HyperTransformer: D Dependence On Parameters and Ablation Studies

This paper is available on arxiv under CC 4.0 license.

Authors:

(1) Andrey Zhmoginov, Google Research & {azhmogin,sandler,mxv}@google.com;

(2) Mark Sandler, Google Research & {azhmogin,sandler,mxv}@google.com;

(3) Max Vladymyrov, Google Research & {azhmogin,sandler,mxv}@google.com.

Table of Links

D DEPENDENCE ON PARAMETERS AND ABLATION STUDIES

Most of our parameter explorations were conducted for OMNIGLOT dataset. We chose a 16-channel model trained on a 1-shot-20-way OMNIGLOT task as an example of a model, for which just the logits layer generation was sufficient. We also chose a 4-channel model trained on a 5-shot-20-way OMNIGLOT task for the role of a model, for which generation of all convolutional layers proved to be beneficial. Figures 5 and 6 show comparison of training and test accuracies on OMNIGLOT for different parameter values for these two models. Here we only used two independent runs for each parameter value, which did not allow us to sufficiently reduce the statistical error. Despite of this, in the following, we try to highlight a few notable parameter dependencies. Note here that in some experiments with particularly large feature or model sizes, training progressed beyond the target number of steps and there could also be overfitting for very large models.

Number of transformer layers. Increasing the number of transformer layers is seen to be particularly important in the 4-channel model. The 16-channel model also demonstrates the benefit of using 1 vs 2 transformer layers, but the performance appears to degrade when we use 3 transformer layers.

Local feature dimension. Particularly low local feature dimension can be seen to hurt the performance in both models, while using higher local feature dimension appears to be advantageous cases except for the 32-dimensional local feature in the 4-channel model.

Embedding dimension. Particularly low embedding dimension of 16 can be seen to hurt the performance of both models.

Number of transformer heads.

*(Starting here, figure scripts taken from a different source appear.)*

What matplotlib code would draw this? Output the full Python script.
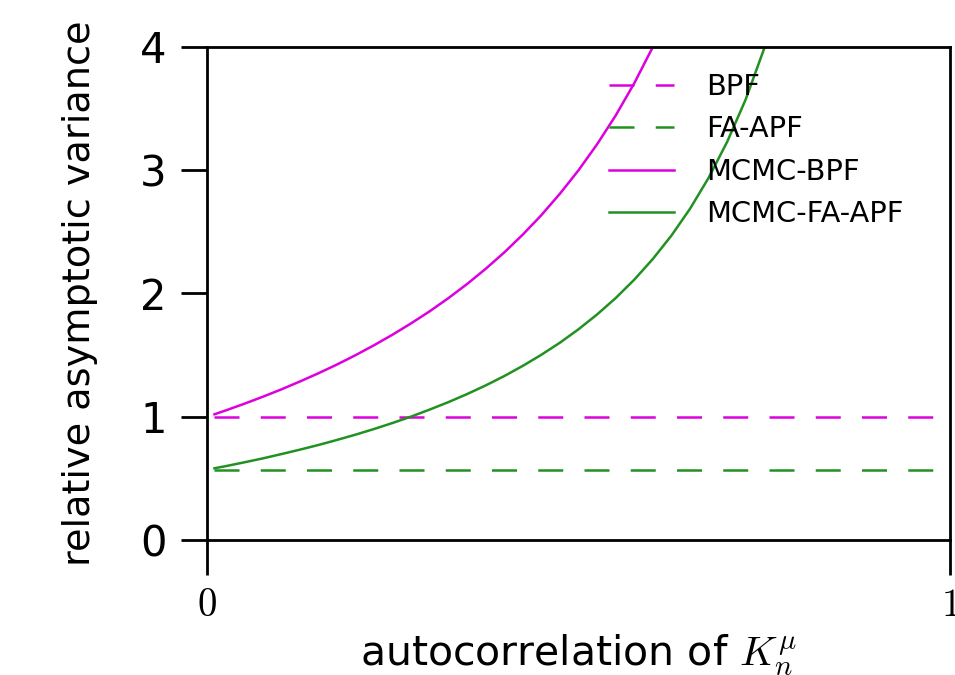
import matplotlib
matplotlib.use("Agg")
import matplotlib.pyplot as plt

plt.rcParams['mathtext.fontset'] = 'cm'
plt.rcParams['font.family'] = ['DejaVu Sans']

rho = [0.01, 0.025, 0.05, 0.075, 0.1, 0.125, 0.15, 0.175, 0.2, 0.225, 0.25,
       0.275, 0.3, 0.325, 0.35, 0.375, 0.4, 0.425, 0.45, 0.475, 0.5, 0.525,
       0.55, 0.575, 0.6]
mcmc_bpf = [1.020, 1.051, 1.105, 1.162, 1.222, 1.286, 1.353, 1.424, 1.500,
            1.581, 1.667, 1.759, 1.857, 1.963, 2.077, 2.200, 2.333, 2.478,
            2.636, 2.810, 3.000, 3.211, 3.444, 3.706, 4.000]

rho_fa = [0.01, 0.025, 0.05, 0.075, 0.1, 0.125, 0.15, 0.175, 0.2, 0.225, 0.25,
          0.275, 0.3, 0.325, 0.35, 0.375, 0.4, 0.425, 0.45, 0.475, 0.5, 0.525,
          0.55, 0.575, 0.6, 0.625, 0.65, 0.675, 0.7, 0.725, 0.75, 0.752]
mcmc_fa_apf = [0.582, 0.599, 0.630, 0.662, 0.697, 0.733, 0.771, 0.812, 0.855,
               0.901, 0.950, 1.002, 1.059, 1.119, 1.184, 1.254, 1.330, 1.413,
               1.503, 1.601, 1.710, 1.830, 1.963, 2.112, 2.280, 2.470, 2.687,
               2.938, 3.230, 3.575, 3.990, 4.000]

rho_flat = [0.01, 1.0]
bpf = [1.0, 1.0]
fa_apf = [0.57, 0.57]

magenta = '#dd00dd'
green = '#229122'

fig = plt.figure(figsize=(9.55, 6.75), dpi=100)
ax = fig.add_axes([0.2168, 0.2, 0.7780, 0.7304])

ax.plot(rho_flat, bpf, color=magenta, lw=1.8, dashes=(10, 8.5), label='BPF')
ax.plot(rho_flat, fa_apf, color=green, lw=1.8, dashes=(10, 8.5), label='FA-APF')
ax.plot(rho, mcmc_bpf, color=magenta, lw=1.8, label='MCMC-BPF')
ax.plot(rho_fa, mcmc_fa_apf, color=green, lw=1.8, label='MCMC-FA-APF')

ax.set_xlim(0, 1)
ax.set_ylim(0, 4)
ax.set_xticks([0, 1])
ax.set_xticklabels(['$0$', '$1$'], fontsize=28)
ax.set_yticks([0, 1, 2, 3, 4])
ax.tick_params(axis='y', direction='out', length=19, width=2, labelsize=30, pad=10)
ax.tick_params(axis='x', direction='out', length=25, width=2, pad=8)
for s in ax.spines.values():
    s.set_linewidth(2)

ax.set_ylabel('relative asymptotic variance', fontsize=27.5, labelpad=30)
ax.set_xlabel(r'autocorrelation of $K_n^{\mu}$', fontsize=29.5, labelpad=6)

ax.legend(loc='upper right', bbox_to_anchor=(0.972, 1.0), frameon=False,
          fontsize=20.8, handlelength=2.25, handletextpad=1.1, labelspacing=0.5)

fig.savefig('out.png', dpi=100)
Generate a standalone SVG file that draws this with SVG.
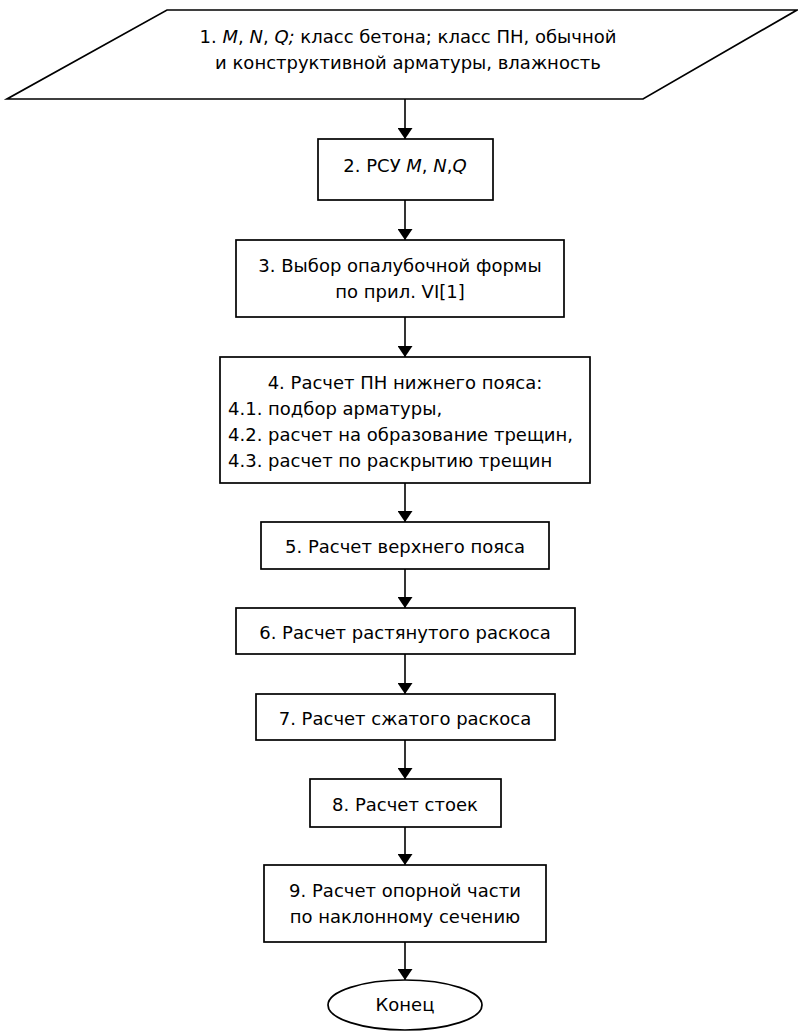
<svg xmlns="http://www.w3.org/2000/svg" width="798" height="1033" viewBox="0 0 798 1033">
<defs>
<marker id="ah" viewBox="0 0 11 15" refX="11" refY="7.5" markerWidth="11" markerHeight="15" markerUnits="userSpaceOnUse" orient="auto">
<path d="M0,0 L11,7.5 L0,15 Z" fill="#000"/>
</marker>
<style>
.s{fill:#fff;stroke:#000;stroke-width:1.7}
.t{font-family:"DejaVu Sans","Liberation Sans",sans-serif;font-size:18px;fill:#000}
.c{text-anchor:middle}
.i{font-style:italic}
.a{stroke:#000;stroke-width:1.6;fill:none;marker-end:url(#ah)}
</style>
</defs>
<rect width="798" height="1033" fill="#fff"/>
<g id="connectors">
<line class="a" x1="405" y1="99" x2="405" y2="139"/>
<line class="a" x1="405" y1="200" x2="405" y2="240"/>
<line class="a" x1="405" y1="317" x2="405" y2="357"/>
<line class="a" x1="405" y1="483" x2="405" y2="522"/>
<line class="a" x1="405" y1="569" x2="405" y2="608"/>
<line class="a" x1="405" y1="654" x2="405" y2="694"/>
<line class="a" x1="405" y1="740" x2="405" y2="779"/>
<line class="a" x1="405" y1="827" x2="405" y2="865"/>
<line class="a" x1="405" y1="942" x2="405" y2="980"/>
</g>
<g id="n1">
<polygon class="s" points="167,10 797,10 643,99 7,99"/>
<text class="t c" x="408" y="43">1. <tspan class="i">M</tspan>, <tspan class="i">N</tspan>, <tspan class="i">Q;</tspan> класс бетона; класс ПН, обычной</text>
<text class="t c" x="408" y="69">и конструктивной арматуры, влажность</text>
</g>
<g id="n2">
<rect class="s" x="318" y="139" width="175" height="61"/>
<text class="t c" x="405" y="172">2. РСУ <tspan class="i">M</tspan>, <tspan class="i">N</tspan>,<tspan class="i">Q</tspan></text>
</g>
<g id="n3">
<rect class="s" x="236" y="240" width="328" height="77"/>
<text class="t c" x="400" y="272">3. Выбор опалубочной формы</text>
<text class="t c" x="400" y="298">по прил. VI[1]</text>
</g>
<g id="n4">
<rect class="s" x="220" y="357" width="370" height="126"/>
<text class="t c" x="405" y="389">4. Расчет ПН нижнего пояса:</text>
<text class="t" x="228" y="415">4.1. подбор арматуры,</text>
<text class="t" x="228" y="441">4.2. расчет на образование трещин,</text>
<text class="t" x="228" y="467">4.3. расчет по раскрытию трещин</text>
</g>
<g id="n5">
<rect class="s" x="261" y="522" width="288" height="47"/>
<text class="t c" x="405" y="553">5. Расчет верхнего пояса</text>
</g>
<g id="n6">
<rect class="s" x="236" y="608" width="339" height="46"/>
<text class="t c" x="405" y="639">6. Расчет растянутого раскоса</text>
</g>
<g id="n7">
<rect class="s" x="256" y="694" width="299" height="46"/>
<text class="t c" x="405" y="725">7. Расчет сжатого раскоса</text>
</g>
<g id="n8">
<rect class="s" x="310" y="779" width="191" height="48"/>
<text class="t c" x="405" y="811">8. Расчет стоек</text>
</g>
<g id="n9">
<rect class="s" x="264" y="865" width="282" height="77"/>
<text class="t c" x="405" y="897">9. Расчет опорной части</text>
<text class="t c" x="405" y="923">по наклонному сечению</text>
</g>
<g id="end">
<ellipse class="s" cx="405" cy="1005" rx="77" ry="25"/>
<text class="t c" x="405" y="1011">Конец</text>
</g>
</svg>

Increasing the number of transformer heads leads to performance degradation in the 16-channel model, but does not have a pronounced effect in the 4-channel model.

Shared feature dimensions. Removing the shared feature, or using an 8-dimensional feature can be seen to hurt the performance in both cases of the 4- and 16-channel models.

Transformer architecture. While the majority of our experiments were conducted with a sequence of transformer encoder layers, we also experimented with an alternative weight generation approach, where both encoder and decoder transformer layers were employed (see Fig. 4). Our experiments with both architectures suggest that the role of the decoder is pronounced, but very different in two models: in the 16-channel model, the presence of the decoder increases the model performance, while in the 4-channel model, it leads to accuracy degradation.

Inner transformer embedding sizes. Varying the ν parameter for different components of the transformer model (key/query pair, value and inner fully-connect layer size), we quantify their importance on the model performance. Using very low ν for the value dimension hurts performance of both models. The effect of key/query and inner dimensions can be distinctly seen only in the 4-channel model, where using ν = 1 or ν = 1.5 appears to produce the best results.

Weight allocation approach. Our experiments with the “spatial” weight allocation in 4- and 16-channel models showed slightly inferior performance (both accuracies dropping by about 0.2% to 0.4% in both experiments) compared to that obtained with the “output” weight allocation method.